For an $5 extra fee, students can replace their magnetic stripe cards with BuckIDs that have encrypted NFC technology to make contactless payment possible.
“We do offer, for $5, you can trade in an old working magnetic stripe card and get a new tab card,” Bodnar said. “And we have had a decent number of students that are like, ‘I use mine enough that that’s worth it to me,’ that have come in and done that.”
Completely phasing out the magnetic strip isn’t the end goal, Bodnar said.
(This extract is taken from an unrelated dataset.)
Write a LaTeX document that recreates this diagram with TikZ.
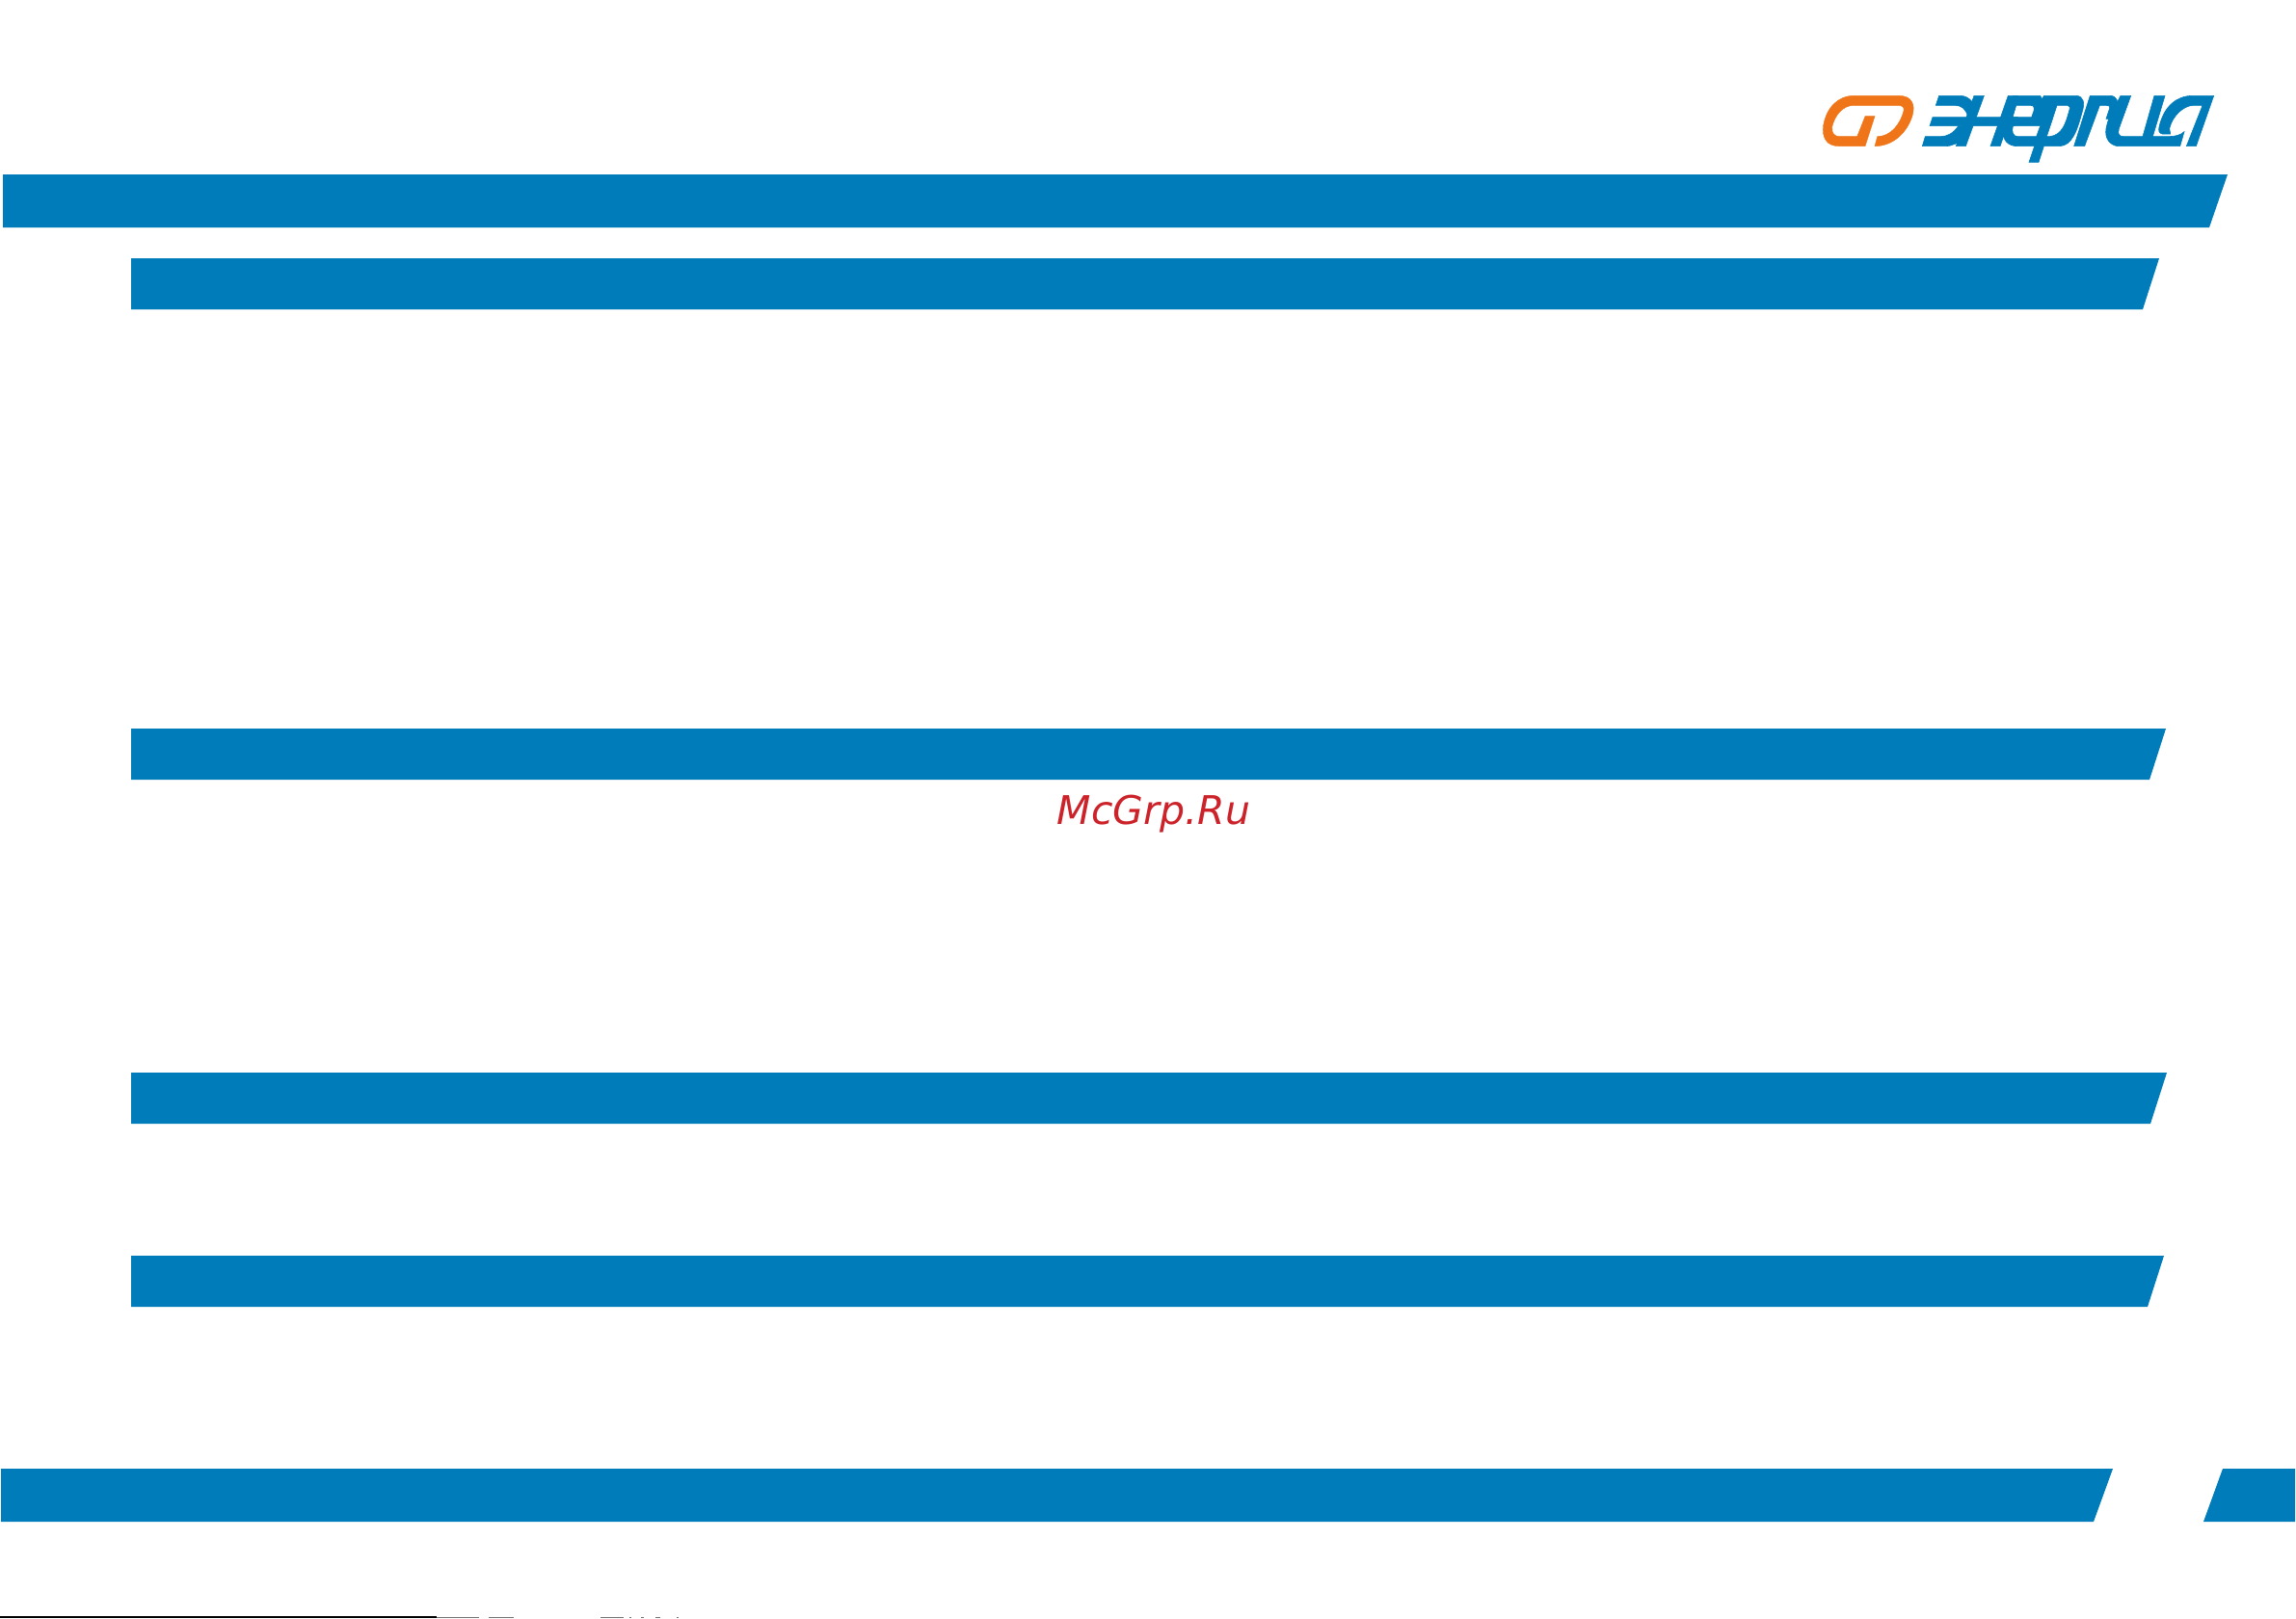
\documentclass[tikz,border=0pt]{standalone}
\usepackage{fontspec}
\setmainfont{DejaVu Sans}
\definecolor{barblue}{HTML}{007CBA}
\definecolor{logoorange}{HTML}{F07518}
\definecolor{markred}{HTML}{CC2229}
\tikzset{
	,barfill/.style = {fill=barblue}
	,logoblue/.style = {fill=barblue, draw=barblue, line width=0.6pt}
	,logoring/.style = {fill=logoorange, draw=logoorange, line width=0.4pt}
	,marktext/.style = {font=\fontsize{41}{41}\selectfont\itshape, text=markred, anchor=base, inner sep=0pt}
	,cutrow/.style = {fill=black}
	,cutrowb/.style = {fill=black!55}
}
\begin{document}
\begin{tikzpicture}[x=1pt, y=-1pt]
		\useasboundingbox (0,0) rectangle (2382,1679);
		% bars
		\fill[barfill] (3,181) -- (2311,181) -- (2292,236) -- (3,236) -- cycle;
		\fill[barfill] (136,268) -- (2240,268) -- (2223,321) -- (136,321) -- cycle;
		\fill[barfill] (136,756) -- (2247,756) -- (2230,809) -- (136,809) -- cycle;
		\fill[barfill] (136,1113) -- (2248,1113) -- (2231,1166) -- (136,1166) -- cycle;
		\fill[barfill] (136,1303) -- (2245,1303) -- (2228,1356) -- (136,1356) -- cycle;
		\fill[barfill] (1,1524) -- (2192,1524) -- (2172,1579) -- (1,1579) -- cycle;
		\fill[barfill] (2306,1524) -- (2381,1524) -- (2381,1579) -- (2286,1579) -- cycle;
		\node[marktext] (mark) at (1197,855) {McGrp.Ru};
		% logo
		\begin{scope}[shift={(1860,80)}, scale=1/3]
			\filldraw[logoring] (225,215) -- (145,215) .. controls (105,215) and (90,190) .. (95,150)
				.. controls (105,95) and (140,58) .. (190,58) -- (330,58)
				.. controls (370,58) and (382,85) .. (372,120)
				.. controls (355,175) and (310,215) .. (255,215) -- (263,185)
				.. controls (305,185) and (335,145) .. (345,105)
				.. controls (348,95) and (340,88) .. (328,88) -- (190,88)
				.. controls (155,88) and (130,120) .. (122,155)
				.. controls (120,175) and (130,185) .. (145,185) -- (200,185)
				-- (225,122) -- (255,122) -- cycle;
			% letters
			\filldraw[logoblue] (455,58) -- (520,58) .. controls (535,58) and (548,65) .. (556,75)
				-- (575,90) -- (560,125) -- (545,125) .. controls (540,100) and (525,88) .. (505,88)
				-- (445,88) -- cycle;
			\filldraw[logoblue] (564,58) -- (595,58) -- (538,215) -- (508,215) -- cycle;
			\filldraw[logoblue] (435,125) -- (700,125) -- (690,152) -- (426,152) -- cycle;
			\filldraw[logoblue] (412,185) -- (460,185) .. controls (480,185) and (500,175) .. (515,152)
				-- (530,152) -- (515,205) -- (505,208) .. controls (495,213) and (485,215) .. (470,215)
				-- (403,215) -- cycle;
			\filldraw[logoblue] (670,58) -- (700,58) -- (645,215) -- (615,215) -- cycle;
			\filldraw[logoblue, even odd rule] (685,58) -- (770,58) -- (775,68) -- (782,58) -- (880,58)
				.. controls (905,58) and (910,80) .. (900,110)
				.. controls (885,165) and (870,213) .. (830,215)
				-- (781,215) -- (765,265) -- (735,265) -- (752,215) -- (700,215)
				.. controls (668,215) and (652,195) .. (655,165) -- cycle
				(695,88) -- (740,88) .. controls (750,88) and (752,95) .. (750,105) -- (743,125) -- (684,125) -- cycle
				(685,152) -- (770,152) -- (758,185) -- (700,185) .. controls (685,185) and (680,170) .. (685,152) -- cycle
				(822,88) -- (855,88) .. controls (862,88) and (864,95) .. (860,105)
				.. controls (850,140) and (840,180) .. (800,185) -- (790,185) -- cycle;
			\filldraw[logoblue] (925,58) -- (985,58) .. controls (1010,58) and (1015,75) .. (1005,105)
				-- (985,130) -- (975,130) -- (985,100) .. controls (988,92) and (985,88) .. (975,88) -- (955,88)
				-- (908,215) -- (875,215) -- cycle;
			\filldraw[logoblue] (1020,58) -- (1052,58) -- (1015,160) .. controls (1010,178) and (1015,185) .. (1030,185)
				-- (1089,185) -- (1125,58) -- (1158,58) -- (1120,185) -- (1170,185)
				.. controls (1190,185) and (1208,180) .. (1218,170) -- (1205,215)
				-- (1010,215) .. controls (985,210) and (970,190) .. (975,160)
				.. controls (978,145) and (982,130) .. (988,120) -- cycle;
			\filldraw[logoblue] (1310,58) -- (1255,215) -- (1225,215) -- (1275,88) -- (1245,88)
				.. controls (1215,90) and (1182,120) .. (1172,160) -- (1175,177) -- (1150,177)
				.. controls (1138,175) and (1138,165) .. (1140,155)
				.. controls (1155,90) and (1195,58) .. (1245,58) -- cycle;
		\end{scope}
		% cut row
		\fill[cutrow] (0,1677) rectangle (453,1679);
		\foreach \a/\b in {453/497,507/533,623/647,653/655,665/668,680/685,702/704}
			\fill[cutrowb] (\a,1677.5) rectangle (\b,1679);
	\end{tikzpicture}
\end{document}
It’s only a step toward the final destination: phasing out the card itself.
“Tap is part of a broader strategy that would get us in a position where we could eventually launch mobile credentials,” Bodnar said.
Bodnar said people want and expect the convenience of a mobile wallet experience, referencing technologies like Apple Pay as a modern blueprint.
“That’s kind of the experience that we see everywhere outside of higher ed,” Bodnar said. “We want to get to a place where that kind of modern, contactless, very secure environment is something that we can offer with the BuckID as well.”